Each row contains data that pertains to some thing or portion of a thing.
Each column contains data for a single attribute of the thing it’s describing.
Each cell (intersection of a row and a column) of the table must have only a single value.
Entries in any column must all be of the same kind. If, for example, the entry in one row of a column contains an employee name, all the other rows must contain employee names in that column, too.
Each column must have a unique name.
No two rows may be identical (that is, each row must be unique).
The order of the columns and the order of the rows are not significant.
A table (relation) in first normal form is immune to some kinds of modification anomalies but is still subject to others. The SALES table is in first normal form, and the table is subject to deletion and insertion anomalies. First normal form may prove useful in some applications but unreliable in others.
Second normal form
To appreciate second normal form, you must understand the idea of functional dependency. A functional dependency is a relationship between or among attributes. One attribute is functionally dependent on another if the value of the second attribute determines the value of the first attribute. If you know the value of the second attribute, you can determine the value of the first attribute.
Suppose, for example, that a table has attributes (columns) StandardCharge, NumberOfTests, and TotalCharge that relate through the following equation:
TotalCharge = StandardCharge * NumberOfTests
TotalCharge is functionally dependent on both StandardCharge and NumberOfTests. If you know the values of StandardCharge and NumberOfTests, you can determine the value of TotalCharge.
Every table in first normal form must have a unique primary key. That key may consist of one or more than one column. A key consisting of more than one column is called a composite key. To be in second normal form (2NF), all non-key attributes must depend on the entire key. Thus, every relation that is in 1NF with a single attribute key is automatically in second normal form.
If a relation has a composite key, all non-key attributes must depend on all components of the key. If you have a table where some non-key attributes don’t depend on all components of the key, break the table up into two or more tables so that — in each of the new tables — all non-key attributes depend on all components of the primary key.
Sound confusing? Look at an example to clarify matters. Consider the SALES table. Instead of recording only a single purchase for each customer, you add a row every time a customer buys an item for the first time. An additional difference is that charter customers (those with Customer_ID values of 1001 to 1007) get a discount off the normal price.
Customer_ID does not uniquely identify a row. In two rows, Customer_ID is 1001. In two other rows, Customer_ID is 1010. The combination of the Customer_ID column and the Product column uniquely identifies a row. These two columns together are a composite key.

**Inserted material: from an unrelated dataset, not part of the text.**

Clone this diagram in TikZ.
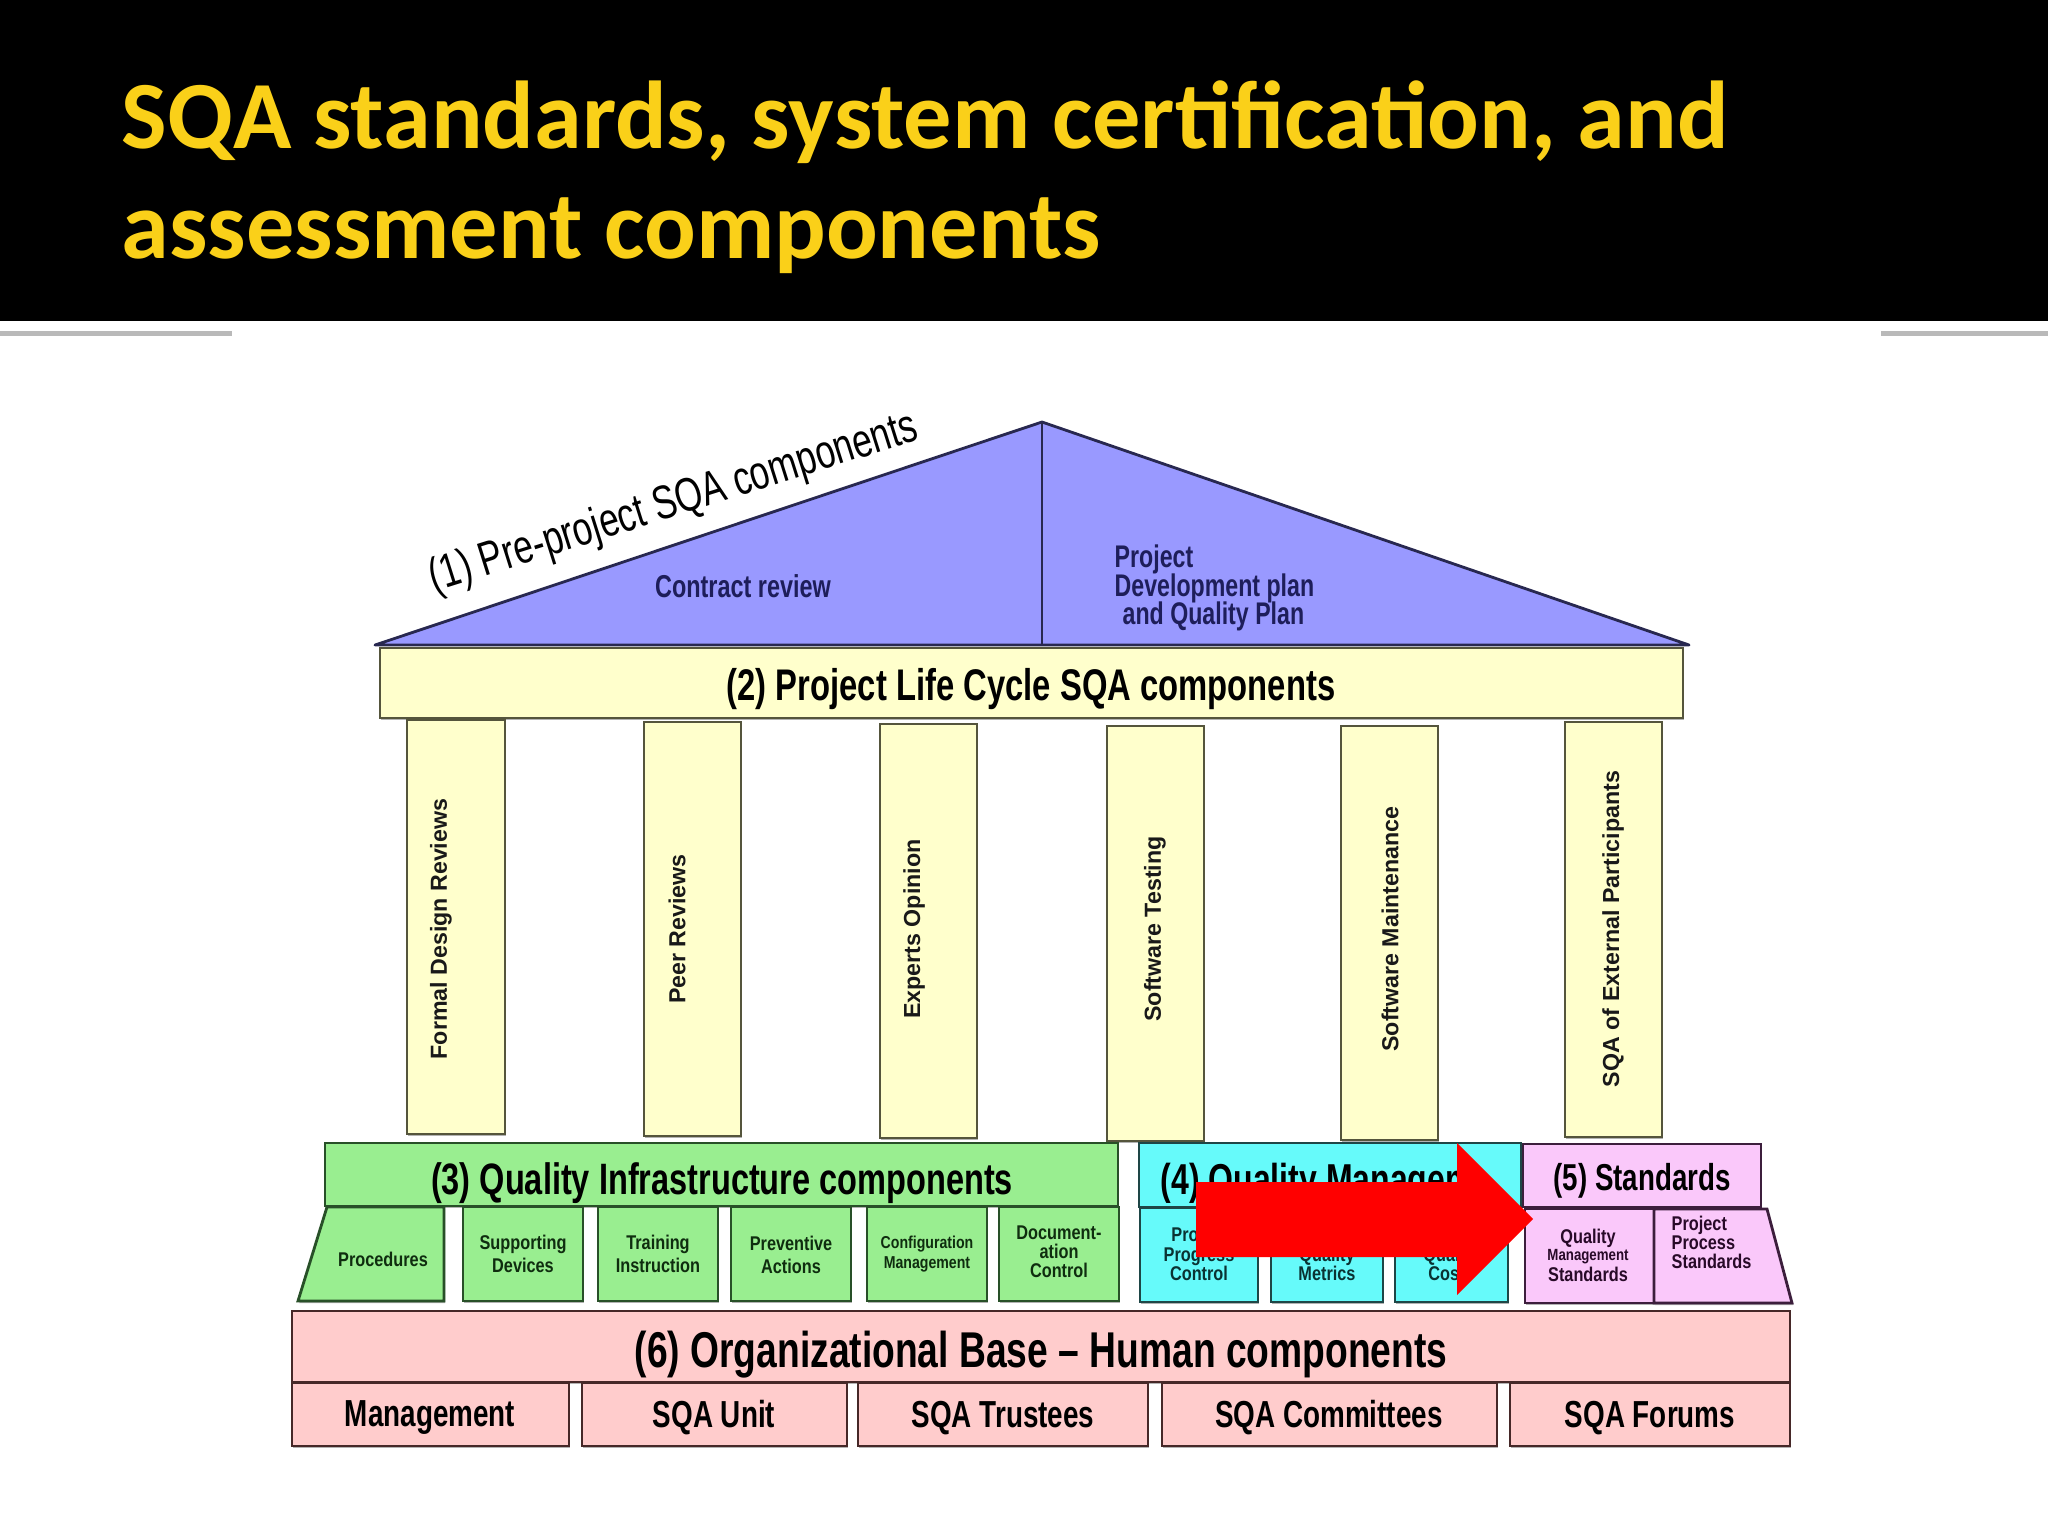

If not for the fact that some customers qualify for a discount and others don’t, the table wouldn’t be in second normal form, because Price (a non-key attribute) would depend only on part of the key (Product). Because some customers do qualify for a discount, Price depends on both CustomerID and Product, and the table is in second normal form.
Third normal form
Tables in second normal form are especially vulnerable to some types of modification anomalies — in particular, those that come from transitive dependencies.
A transitive dependency occurs when one attribute depends on a second attribute, which depends on a third attribute. Deletions in a table with such a dependency can cause unwanted information loss. A relation in third normal form is a relation in second normal form with no transitive dependencies.
Look again at the SALES table, which you know is in first normal form. As long as you constrain entries to permit only one row for each Customer_ID, you have a single-attribute primary key, and the table is in second normal form. However, the table is still subject to anomalies. What if customer 1010 is unhappy with the chlorine bleach, for example, and returns the item for a refund?
You want to remove the third row from the table, which records the fact that customer 1010 bought chlorine bleach. You have a problem: If you remove that row, you also lose the fact that chlorine bleach has a price of $4. This situation is an example of a transitive dependency. Price depends on Product, which, in turn, depends on the primary key Customer_ID.
Breaking the SALES table into two tables solves the transitive dependency problem. The two tables make up a database that’s in third normal form.